Baked in a large, hot skillet, this giant pancake puffs up like a popover. Serve it with some warm apples and you have the perfect answer to lazy mornings!
Believe it or not, this was my first time baking a Dutch Baby Pancake and I’ve been waiting too long to share it with you! We just moved into our new home a couple of days ago and I couldn’t wait to use our new beautiful-awesome-perfect kitchen (I love it!). But first I had to unpack all the moving boxes and organize the kitchen cabinets, a fun project! When everything was finally done, I was happy and exhausted, but more importantly it was already Mardi Gras (Fat Tuesday). No excuses, it was time to go back to work now and whip up my very first recipe in our new place!
Mardi Gras calls for fatty foods such as pancakes or donuts, and there are indeed some delicious recipes waiting for you on the blog such as my Easy fluffy American pancakes (an all-time favorite on the blog), my Chocolate & Marshmallows French toast roll-ups, or even my Glazed orange poppy seed donuts. My love for pancakes is boundless and I believe we can never go wrong with another pancake recipe. So what about a huge pancake baked in a skillet to share with friends or family? I say: let’s do it!
Somewhere in between breakfast and dessert, Dutch baby pancakes are not your average breakfast fare. The batter is very basic – eggs, milk, flour, sugar and salt – but when it’s poured into a skillet and baked in the oven, magic happens! Check your oven and you’ll see yourself: the batter puffs and browns, turning into something absolutely gorgeous and special, creating impressive domes and cliffs.

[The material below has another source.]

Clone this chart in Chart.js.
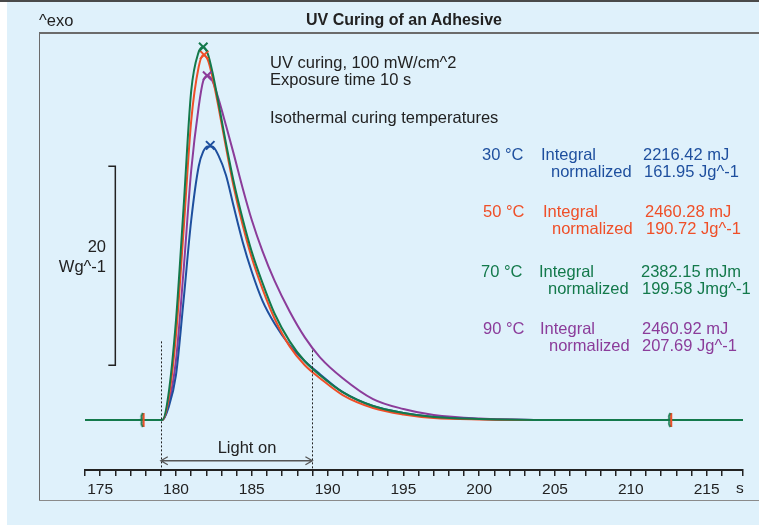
<!DOCTYPE html>
<html>
<head>
<meta charset="utf-8">
<script src="https://cdn.jsdelivr.net/npm/chart.js@4.4.1/dist/chart.umd.min.js"></script>
<style>
    body { margin: 0; background: #fff; }
    #wrap { position: relative; width: 759px; height: 525px; overflow: hidden;
            font-family: 'Liberation Sans', Arial, sans-serif; color: #222; }
    #panel { position: absolute; left: 7px; top: 0; width: 752px; height: 525px; background: #dff1fb; }
    .ln { position: absolute; }
    #chart { position: absolute; left: 0; top: 0; }
    .t { position: absolute; font-size: 16.5px; line-height: 16.5px; white-space: nowrap; }
    .c30 { color: #1e4f9e; } .c50 { color: #ef4f28; } .c70 { color: #13794b; } .c90 { color: #8b3c9a; }
</style>
</head>
<body>
<div id="wrap">
    <div id="panel"></div>
    <div class="ln" style="left:0;top:0;width:759px;height:2px;background:#4a4a4a"></div>
    <div class="ln" style="left:39px;top:32px;width:720px;height:2px;background:#6b6b6b"></div>
    <div class="ln" style="left:39px;top:32px;width:1px;height:469px;background:#6b6b6b"></div>
    <div class="ln" style="left:39px;top:500px;width:720px;height:1px;background:#8a8a8a"></div>
    <canvas id="chart" width="759" height="525"></canvas>

    <div class="t" style="left:39px;top:12px">^exo</div>
    <div class="t" style="left:404px;top:12px;transform:translateX(-50%);font-weight:bold;font-size:16px">UV Curing of an Adhesive</div>
    <div class="t" style="left:270px;top:53.5px">UV curing, 100 mW/cm^2</div>
    <div class="t" style="left:270px;top:71px">Exposure time 10 s</div>
    <div class="t" style="left:270px;top:109px">Isothermal curing temperatures</div>

    <div class="t" style="right:653px;top:238px">20</div>
    <div class="t" style="right:653px;top:257.5px">Wg^-1</div>
    <div class="t" style="left:247px;top:438.5px;transform:translateX(-50%)">Light on</div>
    <div class="t" style="left:736px;top:480px;font-size:15.5px">s</div>

    <div class="t c30" style="left:482px;top:146px">30 °C</div>
    <div class="t c30" style="left:541px;top:146px">Integral</div>
    <div class="t c30" style="left:643px;top:146px">2216.42 mJ</div>
    <div class="t c30" style="left:551px;top:163px">normalized</div>
    <div class="t c30" style="left:644px;top:163px">161.95 Jg^-1</div>

    <div class="t c50" style="left:483px;top:203px">50 °C</div>
    <div class="t c50" style="left:543px;top:203px">Integral</div>
    <div class="t c50" style="left:645px;top:203px">2460.28 mJ</div>
    <div class="t c50" style="left:552px;top:220px">normalized</div>
    <div class="t c50" style="left:646px;top:220px">190.72 Jg^-1</div>

    <div class="t c70" style="left:481px;top:263px">70 °C</div>
    <div class="t c70" style="left:539px;top:263px">Integral</div>
    <div class="t c70" style="left:641px;top:263px">2382.15 mJm</div>
    <div class="t c70" style="left:548px;top:280px">normalized</div>
    <div class="t c70" style="left:642px;top:280px">199.58 Jmg^-1</div>

    <div class="t c90" style="left:483px;top:320px">90 °C</div>
    <div class="t c90" style="left:540px;top:320px">Integral</div>
    <div class="t c90" style="left:642px;top:320px">2460.92 mJ</div>
    <div class="t c90" style="left:549px;top:337px">normalized</div>
    <div class="t c90" style="left:642px;top:337px">207.69 Jg^-1</div>
</div>
<script>
// Zeitachse (s) und Wärmestrom (W/g) je Härtungstemperatur
const times   = [174, 177.8, 179.1, 179.5, 180, 180.5, 181, 181.5, 181.8, 182.1, 182.4, 182.8, 183.3, 183.8, 184.4, 185, 185.7, 186.5, 187.5, 188.5, 189.5, 191, 193, 195, 197, 200, 205, 212.6, 217.4];
const heat30  = [0, 0, 0, 1.2, 4.5, 12, 20, 25.5, 27, 27.5, 27.5, 26.6, 24.6, 21.5, 17.9, 14.9, 12.0, 9.7, 7.5, 5.9, 4.6, 2.8, 1.4, 0.7, 0.3, 0.1, 0, 0, 0];
const heat50  = [0, 0, 0, 2, 8.5, 19, 30, 35.5, 36.7, 36.2, 34.5, 31.5, 27.4, 23.5, 19.6, 16.3, 13.2, 10.2, 7.4, 5.5, 4.2, 2.5, 1.2, 0.55, 0.2, 0.05, 0, 0, 0];
const heat70  = [0, 0, 0, 2.5, 10, 21.3, 33, 37, 37.5, 36.8, 35.0, 31.9, 27.8, 24.0, 20.2, 16.9, 13.8, 10.7, 7.9, 5.9, 4.5, 2.8, 1.4, 0.7, 0.3, 0.1, 0, 0, 0];
const heat90  = [0, 0, 0, 1.5, 6, 15, 25, 31.5, 34.1, 34.6, 34.1, 32.3, 29.6, 26.8, 23.3, 20.1, 17.0, 14.0, 10.9, 8.3, 6.3, 4.2, 2.1, 1.1, 0.5, 0.15, 0, 0, 0];

// Peakmaxima (30, 50, 70, 90 °C)
const peakTimes  = [182.26, 181.86, 181.8, 182.06];
const peakValues = [27.6, 36.7, 37.5, 34.6];

// Integrationsgrenzen
const limitTimes = [177.8, 212.6];
// Licht an / aus
const lightOn = [179, 189];

const colors = { c30: '#1e4f9e', c50: '#ef4f28', c70: '#13794b', c90: '#8b3c9a' };

const toXY = vals => times.map((t, i) => ({ x: t, y: vals[i] }));

// kleines Symbol für die Integrationsgrenzen
function limitSymbol() {
    const c = document.createElement('canvas');
    c.width = 10; c.height = 16;
    const g = c.getContext('2d');
    g.strokeStyle = colors.c50; g.lineWidth = 2;
    g.beginPath(); g.moveTo(6, 1); g.lineTo(6, 15); g.stroke();
    g.strokeStyle = colors.c70; g.lineWidth = 1.8;
    g.beginPath(); g.moveTo(5, 1); g.quadraticCurveTo(3, 4, 4, 7); g.lineTo(2, 8); g.stroke();
    g.beginPath(); g.moveTo(5, 15); g.quadraticCurveTo(3, 12, 4, 9); g.stroke();
    return c;
}

const curve = (label, vals, color) => ({
    type: 'line', label, data: toXY(vals), borderColor: color, borderWidth: 2,
    pointRadius: 0, cubicInterpolationMode: 'monotone', fill: false
});

const annotations = {
    id: 'annotations',
    afterDatasetsDraw(chart) {
        const { ctx, scales: { x, y }, chartArea } = chart;
        ctx.save();
        // Maßstab 20 W/g
        const bx = x.getPixelForValue(176);
        const b0 = y.getPixelForValue(5.5), b1 = y.getPixelForValue(25.5);
        ctx.strokeStyle = '#222'; ctx.lineWidth = 1.5;
        ctx.beginPath();
        ctx.moveTo(bx - 7, b1); ctx.lineTo(bx, b1); ctx.lineTo(bx, b0); ctx.lineTo(bx - 7, b0);
        ctx.stroke();

        // gestrichelte Linien Licht an/aus
        ctx.setLineDash([2, 2]); ctx.lineWidth = 1;
        const tops = [7.9, 7.0];
        lightOn.forEach((t, i) => {
            const px = Math.round(x.getPixelForValue(t)) + 0.5;
            ctx.beginPath();
            ctx.moveTo(px, y.getPixelForValue(tops[i]));
            ctx.lineTo(px, chartArea.bottom + 2);
            ctx.stroke();
        });
        ctx.setLineDash([]);

        // Pfeil
        const ay = y.getPixelForValue(-4.1);
        const a0 = x.getPixelForValue(lightOn[0]), a1 = x.getPixelForValue(lightOn[1]);
        ctx.strokeStyle = '#555'; ctx.lineWidth = 1.3;
        ctx.beginPath();
        ctx.moveTo(a0, ay); ctx.lineTo(a1, ay);
        ctx.moveTo(a0 + 7, ay - 4); ctx.lineTo(a0, ay); ctx.lineTo(a0 + 7, ay + 4);
        ctx.moveTo(a1 - 7, ay - 4); ctx.lineTo(a1, ay); ctx.lineTo(a1 - 7, ay + 4);
        ctx.stroke();
        ctx.restore();
    }
};

new Chart(document.getElementById('chart'), {
    data: {
        datasets: [
            {
                type: 'scatter', label: 'limits',
                data: limitTimes.map(t => ({ x: t, y: 0 })),
                pointStyle: limitSymbol(), pointRadius: 8
            },
            {
                type: 'scatter', label: 'peaks',
                data: peakTimes.map((t, i) => ({ x: t, y: peakValues[i] })),
                pointStyle: 'crossRot', pointRadius: 6, borderWidth: 2,
                borderColor: [colors.c30, colors.c50, colors.c70, colors.c90]
            },
            curve('70 °C', heat70, colors.c70),
            curve('50 °C', heat50, colors.c50),
            curve('30 °C', heat30, colors.c30),
            curve('90 °C', heat90, colors.c90)
        ]
    },
    options: {
        responsive: false,
        animation: false,
        devicePixelRatio: 1,
        layout: { padding: { left: 85, right: 16, top: 33, bottom: 25 } },
        plugins: { legend: { display: false }, tooltip: { enabled: false } },
        scales: {
            x: {
                type: 'linear', min: 174, max: 217.4,
                afterFit: s => { s.height = 30; },
                ticks: {
                    stepSize: 1, autoSkip: false, maxRotation: 0, padding: 4,
                    color: '#222', font: { family: "'Liberation Sans', Arial", size: 15.5 },
                    callback: v => (v % 5 === 0 ? v : '')
                },
                grid: { drawOnChartArea: false, drawTicks: true, tickLength: 6, color: '#222', lineWidth: 1.5 },
                border: { color: '#222', width: 2 }
            },
            y: { display: false, min: -5.03, max: 38.9 }
        }
    },
    plugins: [annotations]
});
</script>
</body>
</html>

As Emma Christensen explains in the Chicago Tribune, the secret to a show-stopping Dutch baby is a hot skillet. Put the skillet in the oven while it’s heating so that the pan is scorching hot by the time you’re ready to cook. The direct heat from the pan will cause the liquid in the batter to evaporate and puff the edges sky-high as the pancake bakes. Serve it straight from the oven as the cliffs start to sink back into themselves when the baby cools.
Another fun thing about a dutch baby: there are endless ways to customize it. You can serve it as is, dusting some confectioners’ sugar on top, or use any topping of your choice. Here I opted for some apple wedges deliciously melted in honey and butter. Served on top of the dutch baby, it adds some extra sweetness to the dessert (or is it breakfast? I think I’m lost now, it seems suitable for both). I garnished the pancake with some fresh blueberries and whipped cream, but this is of course totally optional.

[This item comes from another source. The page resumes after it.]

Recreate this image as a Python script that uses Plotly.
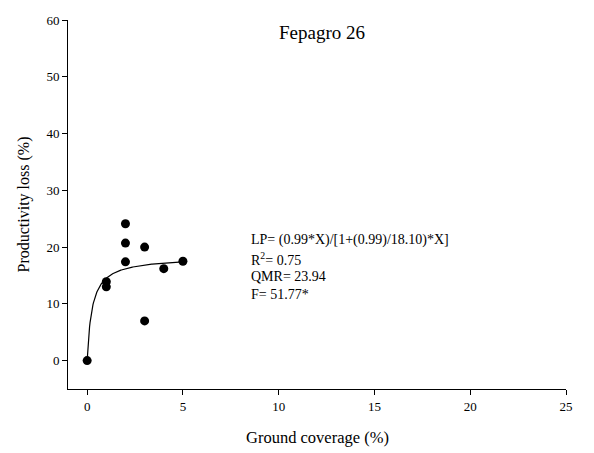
import numpy as np
import plotly.graph_objects as go

# Observed data (ground coverage %, productivity loss %)
coverage = [0, 1, 1, 2, 2, 2, 3, 3, 4, 5]
loss = [0, 13.9, 13.0, 24.1, 20.7, 17.4, 20.0, 7.0, 16.2, 17.5]

# Rectangular hyperbola model parameters (as drawn)
CURVE_I = 70.0
CURVE_A = 18.3
curve_x = np.linspace(0, 5, 200)
curve_y = CURVE_I * curve_x / (1 + CURVE_I / CURVE_A * curve_x)

x_ticks = [0, 5, 10, 15, 20, 25]
y_ticks = [0, 10, 20, 30, 40, 50, 60]

title_text = "Fepagro 26"
eq_lines = ["LP= (0.99*X)/[1+(0.99)/18.10)*X]", "R<sup>2</sup>= 0.75", "QMR= 23.94", "F= 51.77*"]
eq_y = [21.3, 17.95, 14.75, 11.6]

FONT = "Liberation Serif"

fig = go.Figure()
fig.add_trace(go.Scatter(x=curve_x, y=curve_y, mode="lines",
                         line=dict(color="black", width=1.2), hoverinfo="skip"))
fig.add_trace(go.Scatter(x=coverage, y=loss, mode="markers",
                         marker=dict(color="black", size=9)))

annotations = [
    dict(text=title_text, x=0.51, y=0.965, xref="paper", yref="paper",
         xanchor="center", yanchor="middle", showarrow=False,
         font=dict(size=19, color="black", family=FONT)),
    dict(text="Ground coverage (%)", x=0.5, y=(389 - 437) / 369, xref="paper", yref="paper",
         xanchor="center", yanchor="middle", showarrow=False,
         font=dict(size=16.5, color="black", family=FONT)),
    dict(text="Productivity loss (%)", x=(23 - 68) / 498, y=0.5,
         xref="paper", yref="paper", textangle=-90,
         xanchor="center", yanchor="middle", showarrow=False,
         font=dict(size=16, color="black", family=FONT)),
]
for txt, yy in zip(eq_lines, eq_y):
    annotations.append(dict(text=txt, x=8.44, y=yy, xref="x", yref="y",
                            xanchor="left", yanchor="middle", showarrow=False,
                            font=dict(size=14, color="black", family=FONT)))

fig.update_layout(
    width=594, height=453,
    margin=dict(l=68, r=28, t=20, b=64),
    paper_bgcolor="white", plot_bgcolor="white",
    showlegend=False,
    font=dict(family=FONT, color="black", size=13),
    annotations=annotations,
)
fig.update_xaxes(range=[-1, 25], tickmode="array", tickvals=x_ticks,
                 ticktext=[str(v) for v in x_ticks],
                 showline=True, linecolor="black", linewidth=1,
                 ticks="outside", ticklen=5, tickcolor="black",
                 showgrid=False, zeroline=False,
                 tickfont_family=FONT, tickfont_size=13, tickfont_color="black")
fig.update_yaxes(range=[-5, 60], tickmode="array", tickvals=y_ticks,
                 ticktext=[str(v) for v in y_ticks],
                 showline=True, linecolor="black", linewidth=1,
                 ticks="outside", ticklen=5, tickcolor="black",
                 showgrid=False, zeroline=False,
                 tickfont_family=FONT, tickfont_size=13, tickfont_color="black")

fig.write_html("out.html")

You can also try seasonal toppings: plate with fresh strawberries and whipped cream in summer, or why not with tropical fruits and a vanilla cream. You can even try in a savory version: just skip the sugar in the batter, then top with diced sausage, cherry tomatoes, sliced onions, and bake for another 10 minutes. Breakfast in a skillet has never been so fun!

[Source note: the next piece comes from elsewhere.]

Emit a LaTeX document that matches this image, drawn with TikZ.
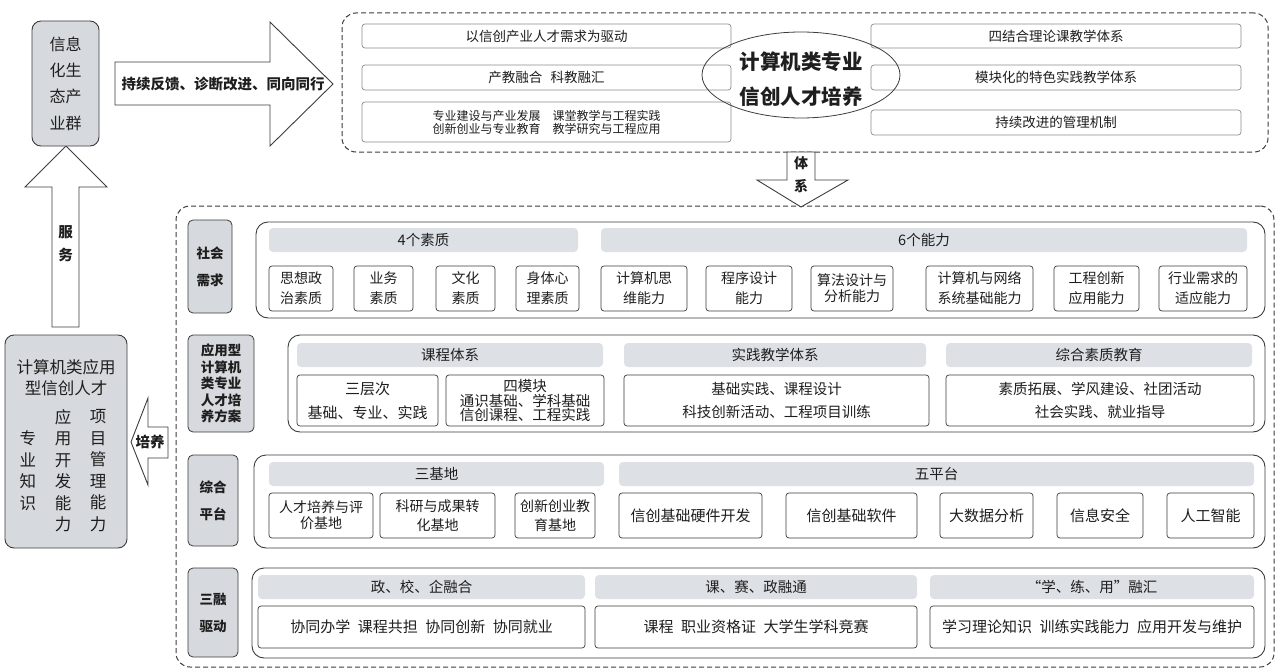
\documentclass[tikz,border=0pt]{standalone}
\usepackage{fontspec}
\setmainfont{Noto Sans CJK SC}
\usetikzlibrary{shapes.geometric}
\definecolor{lg}{HTML}{D6D9DD}
\definecolor{barg}{HTML}{DDE1E6}
\definecolor{ln}{HTML}{3C3C3C}
\definecolor{txt}{HTML}{1E1E1E}
\newcommand\bx[7]{\node[#6,minimum width={(#4)-(#2)},minimum height={(#5)-(#3)}] (#1) at ({((#2)+(#4))/2},{((#3)+(#5))/2}) {#7};}
\newcommand\fs[2]{\fontsize{#1}{#2}\selectfont}
\begin{document}
\begin{tikzpicture}[x=1pt,y=-1pt,
  every node/.style={inner sep=0pt,outer sep=0pt,text=txt,align=center},
  dashbox/.style={draw=ln,line width=1pt,dash pattern=on 5pt off 3pt,rounded corners=14pt},
  lbl/.style={draw=ln,fill=lg,line width=0.8pt,rounded corners=5pt,font=\fs{13.5}{27}\bfseries},
  cont/.style={draw=ln,line width=0.9pt,rounded corners=12pt},
  bar/.style={fill=barg,rounded corners=4pt,font=\fs{14.5}{17}},
  itm/.style={draw=ln,fill=white,line width=0.7pt,rounded corners=3pt,font=\fs{14}{20}},
  tbox/.style={draw=black!45,fill=white,line width=0.7pt,rounded corners=3pt,font=\fs{13.5}{16}},
  barrow/.style={draw=ln,fill=white,line width=0.9pt,line join=miter},
  side/.style={draw=ln,fill=lg,line width=0.9pt,rounded corners=9pt}]
\useasboundingbox (0,0) rectangle (1278,669);

% ---------- dashed frames ----------
\bx{topframe}{342}{13}{1268}{152}{dashbox}{}
\bx{mainframe}{176}{206}{1274}{667}{dashbox}{}

% ---------- block arrows ----------
\draw[barrow] (115,62) -- (270,62) -- (270,22) -- (333,84) -- (270,146) -- (270,105) -- (115,105) -- cycle;
\node[font=\fs{14.5}{17}\bfseries] (fb) at (223,84) {持续反馈、诊断改进、同向同行};
\draw[barrow] (52,327) -- (52,187) -- (25,187) -- (66,146) -- (107,187) -- (79,187) -- (79,327) -- cycle;
\node[font=\fs{14.5}{23}\bfseries] (fw) at (65.5,244) {服\\务};
\draw[barrow] (168,427) -- (148,427) -- (148,398) -- (131,442) -- (148,485) -- (148,458) -- (168,458) -- cycle;
\node[font=\fs{14.5}{17}\bfseries] (py) at (150,442) {培养};
\draw[barrow] (787,152) -- (815,152) -- (815,180) -- (848,180) -- (801,207) -- (757,180) -- (787,180) -- cycle;
\node[font=\fs{14}{23}\bfseries] (tx) at (801,175) {体\\系};

% ---------- left side boxes ----------
\bx{chain}{32}{21}{99}{146}{side,font=\fs{16}{26.3}}{信息\\化生\\态产\\业群}
\bx{talent}{5}{335}{127}{548}{side}{}
\node[font=\fs{16.5}{21}] (tl) at (66,377.5) {计算机类应用\\型信创人才};
\node[font=\fs{16.5}{21.5}] (c1) at (28,470.5) {专\\业\\知\\识};
\node[font=\fs{16.5}{21.5}] (c2) at (63,470.5) {应\\用\\开\\发\\能\\力};
\node[font=\fs{16.5}{21.5}] (c3) at (98,470.5) {项\\目\\管\\理\\能\\力};

% ---------- top frame contents ----------
\bx{t1}{362}{24}{731}{48}{tbox}{以信创产业人才需求为驱动}
\bx{t2}{362}{65}{731}{90}{tbox}{产教融合\hspace{0.6em}科教融汇}
\bx{t3}{362}{102}{731}{142}{tbox,font=\fs{12}{13}}{专业建设与产业发展\hspace{1em}课堂教学与工程实践\\创新创业与专业教育\hspace{1em}教学研究与工程应用}
\bx{t4}{871}{24}{1241}{48}{tbox}{四结合理论课教学体系}
\bx{t5}{871}{65}{1241}{90}{tbox}{模块化的特色实践教学体系}
\bx{t6}{871}{110}{1241}{135}{tbox}{持续改进的管理机制}
\node[ellipse,draw=ln,line width=0.8pt,minimum width=198pt,minimum height=86pt] (core) at (801,75) {};
\node[font=\fs{20.5}{35}\bfseries] (coret) at (801,79) {计算机类专业\\信创人才培养};

% ---------- row 1 ----------
\bx{l1}{188}{220}{232}{313}{lbl}{社会\\需求}
\bx{r1}{256}{222}{1265}{318}{cont}{}
\bx{h11}{269}{228}{578}{252}{bar}{4个素质}
\bx{h12}{601}{228}{1247}{252}{bar}{6个能力}
\bx{a1}{269}{266}{333}{311}{itm}{思想政\\治素质}
\bx{a2}{354}{266}{413}{311}{itm}{业务\\素质}
\bx{a3}{436}{266}{495}{311}{itm}{文化\\素质}
\bx{a4}{516}{266}{579}{311}{itm}{身体心\\理素质}
\bx{a5}{601}{266}{687}{311}{itm}{计算机思\\维能力}
\bx{a6}{706}{266}{792}{311}{itm}{程序设计\\能力}
\bx{a7}{811}{266}{893}{311}{itm,font=\fs{14}{16}}{算法设计与\\分析能力}
\bx{a8}{926}{266}{1033}{311}{itm}{计算机与网络\\系统基础能力}
\bx{a9}{1054}{266}{1139}{311}{itm}{工程创新\\应用能力}
\bx{a10}{1159}{266}{1247}{311}{itm}{行业需求的\\适应能力}

% ---------- row 2 ----------
\bx{l2}{188}{335}{254}{432}{lbl,font=\fs{13.5}{16.6}\bfseries}{应用型\\计算机\\类专业\\人才培\\养方案}
\bx{r2}{288}{335}{1265}{432}{cont}{}
\bx{h21}{297}{343}{603}{367}{bar}{课程体系}
\bx{h22}{624}{343}{926}{367}{bar}{实践教学体系}
\bx{h23}{946}{343}{1252}{367}{bar}{综合素质教育}
\bx{b1}{297}{375}{438}{426}{itm,font=\fs{15}{24}}{三层次\\基础、专业、实践}
\bx{b2}{446}{375}{604}{426}{itm,font=\fs{14.5}{13}}{四模块\\通识基础、学科基础\\信创课程、工程实践}
\bx{b3}{624}{375}{929}{426}{itm,font=\fs{14.5}{23}}{基础实践、课程设计\\科技创新活动、工程项目训练}
\bx{b4}{946}{375}{1254}{426}{itm,font=\fs{14.5}{23}}{素质拓展、学风建设、社团活动\\社会实践、就业指导}

% ---------- row 3 ----------
\bx{l3}{188}{455}{238}{546}{lbl}{综合\\平台}
\bx{r3}{254}{455}{1265}{548}{cont}{}
\bx{h31}{269}{462}{604}{486}{bar}{三基地}
\bx{h32}{619}{462}{1254}{486}{bar}{五平台}
\bx{c31}{269}{493}{373}{538}{itm,font=\fs{14}{16}}{人才培养与评\\价基地}
\bx{c32}{380}{493}{495}{538}{itm,font=\fs{14}{19}}{科研与成果转\\化基地}
\bx{c33}{515}{493}{595}{538}{itm,font=\fs{14}{19}}{创新创业教\\育基地}
\bx{c34}{619}{493}{762}{538}{itm,font=\fs{15}{18}}{信创基础硬件开发}
\bx{c35}{786}{493}{917}{538}{itm,font=\fs{15}{18}}{信创基础软件}
\bx{c36}{940}{493}{1033}{538}{itm,font=\fs{15}{18}}{大数据分析}
\bx{c37}{1057}{493}{1143}{538}{itm,font=\fs{15}{18}}{信息安全}
\bx{c38}{1167}{493}{1254}{538}{itm,font=\fs{15}{18}}{人工智能}

% ---------- row 4 ----------
\bx{l4}{188}{568}{238}{657}{lbl}{三融\\驱动}
\bx{r4}{252}{568}{1265}{658}{cont}{}
\bx{h41}{258}{575}{585}{599}{bar}{政、校、企融合}
\bx{h42}{595}{575}{917}{599}{bar}{课、赛、政融通}
\bx{h43}{930}{575}{1254}{599}{bar}{“学、练、用”融汇}
\bx{d1}{258}{606}{585}{648}{itm,font=\fs{15}{18}}{协同办学\hspace{0.5em}课程共担\hspace{0.5em}协同创新\hspace{0.5em}协同就业}
\bx{d2}{595}{606}{917}{648}{itm,font=\fs{15}{18}}{课程\hspace{0.5em}职业资格证\hspace{0.5em}大学生学科竞赛}
\bx{d3}{930}{606}{1254}{648}{itm,font=\fs{15}{18}}{学习理论知识\hspace{0.5em}训练实践能力\hspace{0.5em}应用开发与维护}
\end{tikzpicture}
\end{document}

- 1 cup (120g) all-purpose flour
- ¼ cup (50g) sugar
- ½ teaspoon salt
- ¾ cup (180 ml) whole or 2 percent milk
- 4 large eggs
- 1 teaspoon vanilla extract
- 3 Tablespoons unsalted butter
- 1 large gala apple, peeled, cored and cut inte wedges
- 2 Tablespoons butter
- 4 Tablespoons honey
- ½ teaspoon ground cinnamon
- Confectioners' sugar
- Fresh blueberries
- 1 Tablespoon whipped cream
- Preheat the oven to 425°F (220°C).
- Heat a 9- or 10-inch cast-iron skillet over medium-high heat for about 5 minutes. Add butter, and when melted, add the apple wedges. Cook until softened and lightly golden, about 2 minutes. Stir in honey and cinnamon. Remove from heat, transfer the apples with the sauce into a separate dish and wipe skillet clean.
- Place skillet in the oven as it heats until ready to use.
- Combine the flour, sugar and salt in a food processor or blender, and pulse several times to combine.
- Add the milk, eggs and vanilla, and blend continuously for 15 seconds. Scrape down the sides, and blend continuously for another 15 seconds or until there are no more lumps and the batter is frothy.
- Let the batter stand in the blender for 15-20 minutes to give the flour time to absorb the liquids.
- Drop the butter into the warmed skillet and return the skillet to the oven until the butter has melted, 2-3 minutes.
- Blend the pancake batter again for a few seconds to froth it up.
- Remove the skillet from the oven, pour the batter straight into the skillet without stirring, and place into the oven. It's normal for the excess butter from the pan to pool on top of the pancake batter.
- Bake for about 20 minutes, until the Dutch baby is puffed and turning dark golden brown on the ridges.
- Remove from oven, add the apple wedges and bake for 5 additional minutes.
- Dust with confectioners' sugar, add some fresh blueberries and whipped cream if desired, and serve immediately while still warm.